Google became aware of unauthorized digital certificates for several of its domains.
The certificates were issued by an intermediate certificate authority apparently held by a company called MCS Holdings. This intermediate certificate was issued by CNNIC.
CNNIC is included in all major root stores and so the misissued certificates would be trusted by almost all browsers and operating systems. Chrome on Windows, OS X, and Linux, ChromeOS, and Firefox 33 and greater would have rejected these certificates because of public-key pinning, although misissued certificates for other sites likely exist.
Google promptly alerted CNNIC and other major browsers about the incident, and blocked the MCS Holdings certificate in Chrome with a CRLSet push.
CNNIC responded on the 22nd to explain that they had contracted with MCS Holdings on the basis that MCS would only issue certificates for domains that they had registered.
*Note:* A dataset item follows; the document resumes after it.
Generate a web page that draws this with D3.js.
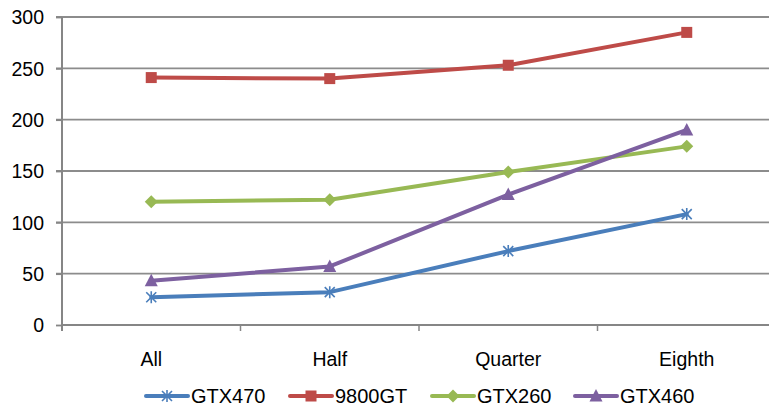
<!DOCTYPE html>
<html><head><meta charset="utf-8">
<script src="https://cdn.jsdelivr.net/npm/d3@7"></script>
<style>body{margin:0;background:#fff}svg{display:block}text{font-family:"Liberation Sans",Arial,sans-serif;fill:#000}</style>
</head><body><svg id="c" width="769" height="408"></svg>
<script>
const categories = ["All","Half","Quarter","Eighth"];
const seriesNames = ["GTX470","9800GT","GTX260","GTX460"];
const gtx470 = [27, 32, 72, 108];
const s9800gt = [241, 240, 253, 285];
const gtx260 = [120, 122, 149, 174];
const gtx460 = [43, 57, 127, 190];
const yTicks = [0,50,100,150,200,250,300];
const colors = ["#4a7ebb","#be4b48","#98b954","#7d60a0"];
const markers = ["star","square","diamond","triangle"];
const seriesValues = [gtx470, s9800gt, gtx260, gtx460];

const svg = d3.select("#c");
const pL = 62, pR = 776, pT = 17, pB = 325;
const x = d3.scaleBand().domain(categories).range([pL, pR]);
const y = d3.scaleLinear().domain([0,300]).range([pB, pT]);

// gridlines
svg.append("g").selectAll("line").data(yTicks.filter(d=>d>0)).join("line")
  .attr("x1", 56).attr("x2", 769).attr("y1", d=>y(d)).attr("y2", d=>y(d))
  .attr("stroke","#8c8c8c").attr("stroke-width",1.8);

// y axis
const yAxis = d3.axisLeft(y).tickValues(yTicks).tickSize(6).tickPadding(12);
const gy = svg.append("g").attr("transform",`translate(${pL},0)`).call(yAxis);
gy.select(".domain").remove();
gy.selectAll(".tick line").attr("stroke","#868686").attr("stroke-width",1.8);
gy.selectAll("text").style("font-size","19.5px").attr("dy","0.35em");
svg.append("line").attr("x1",pL).attr("x2",pL).attr("y1",pT).attr("y2",pB+6)
  .attr("stroke","#868686").attr("stroke-width",2);

// x axis
const gx = svg.append("g").attr("transform",`translate(0,${pB})`)
  .call(d3.axisBottom(x).tickSize(0).tickPadding(27));
gx.select(".domain").remove();
gx.selectAll("text").style("font-size","19.5px");
svg.append("line").attr("x1",pL).attr("x2",769).attr("y1",pB).attr("y2",pB)
  .attr("stroke","#868686").attr("stroke-width",2);
svg.append("g").selectAll("line").data(categories.slice(1)).join("line")
  .attr("x1", d=>x(d)).attr("x2", d=>x(d)).attr("y1", pB).attr("y2", pB+6)
  .attr("stroke","#868686").attr("stroke-width",1.5);

function drawMarker(g, type, color){
  if(type==="square"){
    g.append("rect").attr("x",-5.5).attr("y",-5.5).attr("width",11).attr("height",11).attr("fill",color);
  } else if(type==="diamond"){
    g.append("path").attr("d","M0,-6.5L6.5,0L0,6.5L-6.5,0Z").attr("fill",color);
  } else if(type==="triangle"){
    g.append("path").attr("d","M0,-7L6.5,5.5L-6.5,5.5Z").attr("fill",color);
  } else {
    g.append("path").attr("d","M-5,-5L5,5M-5,5L5,-5M0,-6L0,6").attr("stroke",color).attr("stroke-width",1.6).attr("fill","none");
  }
}

const line = d3.line().x((d,i)=>x(categories[i])+x.bandwidth()/2).y(d=>y(d));
seriesValues.forEach((vals, si)=>{
  const g = svg.append("g");
  g.append("path").attr("d", line(vals)).attr("fill","none").attr("stroke",colors[si])
    .attr("stroke-width",4).attr("stroke-linejoin","round").attr("stroke-linecap","round");
  vals.forEach((v,i)=>{
    const m = g.append("g").attr("transform",`translate(${x(categories[i])+x.bandwidth()/2},${y(v)})`);
    drawMarker(m, markers[si], colors[si]);
  });
});

// legend
const legX = [146, 290, 432, 575];
const legY = 396;
seriesNames.forEach((n, si)=>{
  const g = svg.append("g").attr("transform",`translate(${legX[si]},${legY})`);
  g.append("line").attr("x1",0).attr("x2",42).attr("y1",0).attr("y2",0)
    .attr("stroke",colors[si]).attr("stroke-width",4).attr("stroke-linecap","round");
  const m = g.append("g").attr("transform","translate(21,0)");
  drawMarker(m, markers[si], colors[si]);
  g.append("text").attr("x",45).attr("y",7).style("font-size","20px").text(n);
});
</script></body></html>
However, rather than keep the private key in a suitable HSM, MCS installed it in a man-in-the-middle proxy.
These devices intercept secure connections by masquerading as the intended destination and are sometimes used by companies to intercept their employees’ secure traffic for monitoring or legal reasons. This situation is similar to a failure by ANSSI in 2013.
This explanation is congruent with the facts. However, CNNIC still delegated their substantial authority to an organization that was not fit to hold it.
Google has no indication of abuse and is not suggesting that people change passwords or take other action.